Over the past several years we have looked at many different ways to improve the F-14A. We made the decision not to upgrade the engines because they would be too expensive to put in an aircraft which would be removed from service a few years after being re-engined. Through extensive in-service engineering analysis, we are installing a low cost, but very effective means of alerting aircrew of impending catastrophic TF30 engine failure. This cockpit warning light will alert the aircrew to a sudden rise in engine breather pressure [an indication of impending engine failure] in time to reduce engine power and safely land the aircraft. This new system will greatly increase aircrew awareness and further contribute to safe F-14A operations.

Also, the Navy has decided to incorporate the GEC Marconi Digital Flight Control System (DFCS) into all F-14 aircraft to significantly improve flight safety. This modification will affect 211 active duty and 16 reserve F-14 aircraft. The recently completed Foreign Comparative Test (FCT) has shown that DFCS drastically decreases the chance of entering out-of-control flight and improves the F-14's ability to recover, if a spin is entered. Departure from controlled flight has been a primary causal factor in 35 F-14 mishaps. Also significant is its ability to improve carrier approach line-up control addressing a problem often cited as a contributing factor in carrier landing mishaps. The incorporation of DFCS will increase safety, both during "edge-of-the-envelope" maneuvering flight and carrier landings.

As you know, we intend to begin retirement of the F-14A's in FY2001 to be fully out of the inventory by FY2004. These squadrons will transition to the F/A-18F Super Hornet.

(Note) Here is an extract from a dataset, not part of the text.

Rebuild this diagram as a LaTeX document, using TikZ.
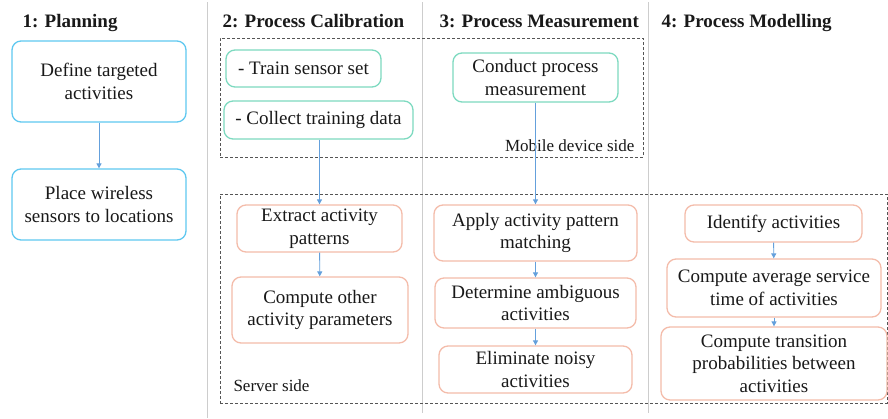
\documentclass[tikz,border=0pt]{standalone}
\usepackage{fontspec}
\setmainfont{Liberation Serif}
\usetikzlibrary{arrows.meta}
\definecolor{bluebd}{RGB}{95,200,240}
\definecolor{greenbd}{RGB}{125,218,192}
\definecolor{orangebd}{RGB}{244,188,170}
\definecolor{arrowc}{RGB}{100,160,220}
\definecolor{sepc}{RGB}{205,205,205}
\definecolor{dashc}{RGB}{85,85,85}
\definecolor{txt}{RGB}{25,25,25}
\tikzset{
  x=1pt, y=-1pt,
  every node/.style={font=\fontsize{19}{22.5}\selectfont, text=txt},
  basebox/.style={draw, rounded corners=9pt, line width=1.3pt, inner sep=0pt, align=center},
  bluebox/.style={basebox, draw=bluebd},
  greenbox/.style={basebox, draw=greenbd},
  orangebox/.style={basebox, draw=orangebd},
  flow/.style={draw=arrowc, line width=0.9pt, -{Triangle[length=5pt,width=5pt]}},
  sepline/.style={draw=sepc, line width=1pt},
  areabox/.style={draw=dashc, line width=0.9pt, dash pattern=on 3pt off 2pt, inner sep=0pt},
  phase/.style={font=\fontsize{19}{22}\selectfont\bfseries, anchor=base west},
  arealabel/.style={font=\fontsize{17}{20}\selectfont}
}
\begin{document}
\begin{tikzpicture}
\useasboundingbox (0,0) rectangle (888,418);
\fill[white] (0,0) rectangle (888,418);

% separators
\draw[sepline] (207,2) -- (207,418);
\draw[sepline] (422,2) -- (422,413);
\draw[sepline] (648,2) -- (648,413);

% phase titles
\node[phase] (t1) at (19,27) {1: Planning};
\node[phase] (t2) at (219,27) {2: Process Calibration};
\node[phase] (t3) at (436,27) {3: Process Measurement};
\node[phase] (t4) at (658,27) {4: Process Modelling};

% area boxes
\node[areabox, minimum width=423pt, minimum height=119pt] (mobile) at (431.5,97.5) {};
\node[arealabel, anchor=base east] (mobl) at (638,151) {Mobile device side};
\node[areabox, minimum width=667pt, minimum height=209pt] (server) at (553.5,298.5) {};
\node[arealabel, anchor=base west] (servl) at (230,391) {Server side};

% planning
\node[bluebox, minimum width=174pt, minimum height=81pt] (def) at (99,81.5) {Define targeted\\activities};
\node[bluebox, minimum width=174pt, minimum height=71pt] (place) at (99,204.5) {Place wireless\\sensors to locations};

% calibration
\node[greenbox, minimum width=155pt, minimum height=37pt] (train) at (303.5,68.5) {- Train sensor set};
\node[greenbox, minimum width=189pt, minimum height=38pt] (collect) at (318.5,120) {- Collect training data};
\node[orangebox, minimum width=165pt, minimum height=47pt] (extract) at (319.5,228.5) {Extract activity\\patterns};
\node[orangebox, minimum width=176pt, minimum height=66pt] (compother) at (320,310) {Compute other\\activity parameters};

% measurement
\node[greenbox, minimum width=165pt, minimum height=49pt] (conduct) at (535.5,77.5) {Conduct process\\measurement};
\node[orangebox, minimum width=203pt, minimum height=56pt] (apply) at (535.5,233) {Apply activity pattern\\matching};
\node[orangebox, minimum width=201pt, minimum height=50pt] (determine) at (535.5,303) {Determine ambiguous\\activities};
\node[orangebox, minimum width=193pt, minimum height=47pt] (elim) at (535.5,369.5) {Eliminate noisy\\activities};

% modelling
\node[orangebox, minimum width=177pt, minimum height=37pt] (ident) at (773.5,223.5) {Identify activities};
\node[orangebox, minimum width=214pt, minimum height=58pt] (avg) at (774,288) {Compute average service\\time of activities};
\node[orangebox, minimum width=226pt, minimum height=73pt] (trans) at (774,363.5) {Compute transition\\probabilities between\\activities};

% connectors
\draw[flow] (def) -- (place);
\draw[flow] (collect.south -| extract.north) -- (extract.north);
\draw[flow] (extract) -- (compother);
\draw[flow] (conduct) -- (apply);
\draw[flow] (apply) -- (determine);
\draw[flow] (determine) -- (elim);
\draw[flow] (ident) -- (avg);
\draw[flow] (avg) -- (trans);
\end{tikzpicture}
\end{document}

The transition plan was developed last summer as part of our ongoing efforts to reduce the age of fleet aircraft. This is in line with our overall plan to reduce the age of all of our fleet aircraft by aggressively retiring, when possible, our oldest aircraft.

Mr. Chairman, I assure you that we are on top of this issue and that we have a good plan for the F-14 community, now and in the future. It's balanced and takes into consideration both the safety and combat readiness of our people and equipment.

Again, thank you for this opportunity.